Written task: The listing below begins with the first line you should copy; stop after the line containing "return 1 - y / H", and drop every picture.

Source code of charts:
══════

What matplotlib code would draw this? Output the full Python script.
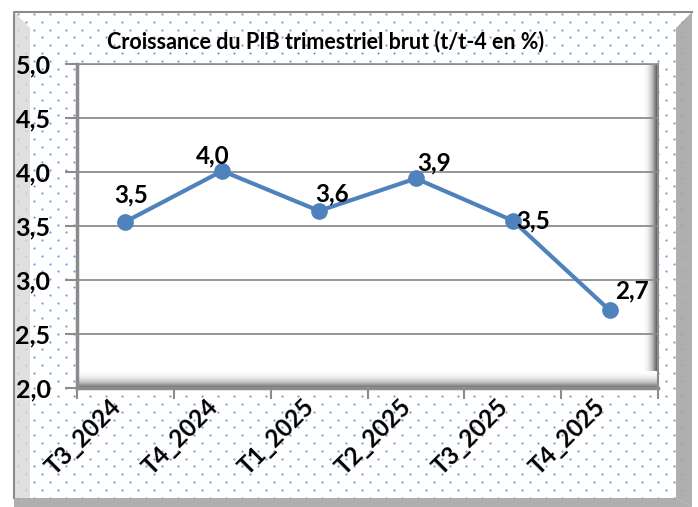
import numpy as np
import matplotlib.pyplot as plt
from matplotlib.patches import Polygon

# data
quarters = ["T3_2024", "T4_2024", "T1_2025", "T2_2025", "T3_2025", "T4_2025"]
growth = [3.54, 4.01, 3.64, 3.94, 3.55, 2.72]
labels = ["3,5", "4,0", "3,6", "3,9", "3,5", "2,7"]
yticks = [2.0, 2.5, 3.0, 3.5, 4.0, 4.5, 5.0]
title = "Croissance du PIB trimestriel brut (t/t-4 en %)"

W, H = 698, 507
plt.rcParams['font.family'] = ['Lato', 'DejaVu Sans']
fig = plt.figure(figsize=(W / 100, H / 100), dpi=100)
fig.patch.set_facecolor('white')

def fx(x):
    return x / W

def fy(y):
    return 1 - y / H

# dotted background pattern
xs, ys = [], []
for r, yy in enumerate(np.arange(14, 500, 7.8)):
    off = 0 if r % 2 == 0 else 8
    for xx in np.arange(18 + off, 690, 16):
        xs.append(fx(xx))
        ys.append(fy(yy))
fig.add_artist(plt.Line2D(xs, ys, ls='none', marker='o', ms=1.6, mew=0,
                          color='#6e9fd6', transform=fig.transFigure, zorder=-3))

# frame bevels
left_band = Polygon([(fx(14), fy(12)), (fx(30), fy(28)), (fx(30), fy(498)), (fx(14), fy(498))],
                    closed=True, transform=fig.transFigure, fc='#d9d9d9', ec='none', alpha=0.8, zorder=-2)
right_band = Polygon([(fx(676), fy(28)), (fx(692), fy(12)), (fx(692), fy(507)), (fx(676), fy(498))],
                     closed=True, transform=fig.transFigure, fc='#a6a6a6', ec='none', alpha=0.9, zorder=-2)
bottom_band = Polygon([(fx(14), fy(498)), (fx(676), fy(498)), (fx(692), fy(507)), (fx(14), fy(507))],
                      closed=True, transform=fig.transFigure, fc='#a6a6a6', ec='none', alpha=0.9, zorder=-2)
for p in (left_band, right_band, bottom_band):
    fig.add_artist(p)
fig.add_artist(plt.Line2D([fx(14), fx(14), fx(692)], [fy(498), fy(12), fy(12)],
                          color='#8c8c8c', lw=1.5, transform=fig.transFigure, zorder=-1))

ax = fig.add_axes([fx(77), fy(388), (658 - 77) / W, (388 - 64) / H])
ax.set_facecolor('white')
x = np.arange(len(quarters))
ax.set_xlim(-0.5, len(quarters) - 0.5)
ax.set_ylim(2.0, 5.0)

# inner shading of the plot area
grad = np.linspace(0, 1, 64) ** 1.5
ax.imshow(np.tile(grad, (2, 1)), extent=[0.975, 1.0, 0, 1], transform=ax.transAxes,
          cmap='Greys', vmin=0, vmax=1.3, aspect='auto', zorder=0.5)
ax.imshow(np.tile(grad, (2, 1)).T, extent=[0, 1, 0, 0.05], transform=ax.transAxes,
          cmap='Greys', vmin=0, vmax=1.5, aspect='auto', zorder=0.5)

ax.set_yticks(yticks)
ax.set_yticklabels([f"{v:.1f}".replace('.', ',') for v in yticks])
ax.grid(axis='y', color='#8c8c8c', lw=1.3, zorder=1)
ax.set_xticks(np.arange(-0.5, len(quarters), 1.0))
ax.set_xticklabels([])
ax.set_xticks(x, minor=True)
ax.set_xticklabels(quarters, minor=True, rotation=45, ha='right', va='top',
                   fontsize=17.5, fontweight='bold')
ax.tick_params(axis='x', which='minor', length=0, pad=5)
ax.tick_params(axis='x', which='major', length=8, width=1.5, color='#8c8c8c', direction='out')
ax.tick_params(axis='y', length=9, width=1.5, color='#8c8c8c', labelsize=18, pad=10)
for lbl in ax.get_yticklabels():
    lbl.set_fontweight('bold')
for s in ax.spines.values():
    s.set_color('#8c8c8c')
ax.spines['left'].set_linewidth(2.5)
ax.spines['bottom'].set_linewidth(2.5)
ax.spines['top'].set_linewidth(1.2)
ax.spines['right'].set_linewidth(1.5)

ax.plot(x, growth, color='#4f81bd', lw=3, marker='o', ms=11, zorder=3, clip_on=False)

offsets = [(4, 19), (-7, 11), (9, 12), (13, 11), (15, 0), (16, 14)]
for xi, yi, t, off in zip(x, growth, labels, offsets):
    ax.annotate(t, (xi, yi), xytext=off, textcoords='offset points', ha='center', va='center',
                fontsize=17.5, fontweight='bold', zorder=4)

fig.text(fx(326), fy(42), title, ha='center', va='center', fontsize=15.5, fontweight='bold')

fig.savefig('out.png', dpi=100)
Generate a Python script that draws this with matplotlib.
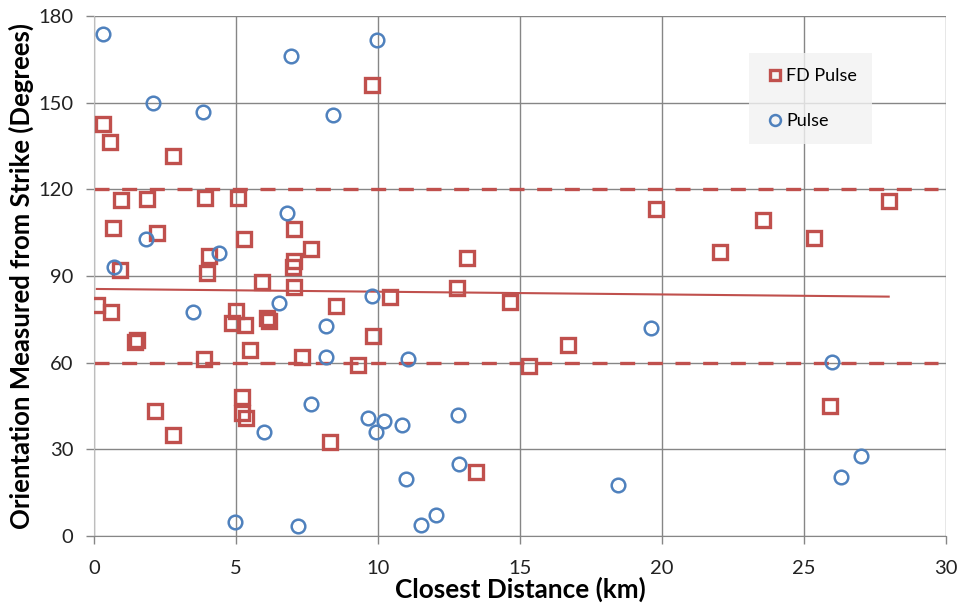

══════

Result for this exercise:
What matplotlib code would draw this? Output the full Python script.
import numpy as np
import matplotlib.pyplot as plt
from matplotlib.patches import Polygon

# data
quarters = ["T3_2024", "T4_2024", "T1_2025", "T2_2025", "T3_2025", "T4_2025"]
growth = [3.54, 4.01, 3.64, 3.94, 3.55, 2.72]
labels = ["3,5", "4,0", "3,6", "3,9", "3,5", "2,7"]
yticks = [2.0, 2.5, 3.0, 3.5, 4.0, 4.5, 5.0]
title = "Croissance du PIB trimestriel brut (t/t-4 en %)"

W, H = 698, 507
plt.rcParams['font.family'] = ['Lato', 'DejaVu Sans']
fig = plt.figure(figsize=(W / 100, H / 100), dpi=100)
fig.patch.set_facecolor('white')

def fx(x):
    return x / W

def fy(y):
    return 1 - y / H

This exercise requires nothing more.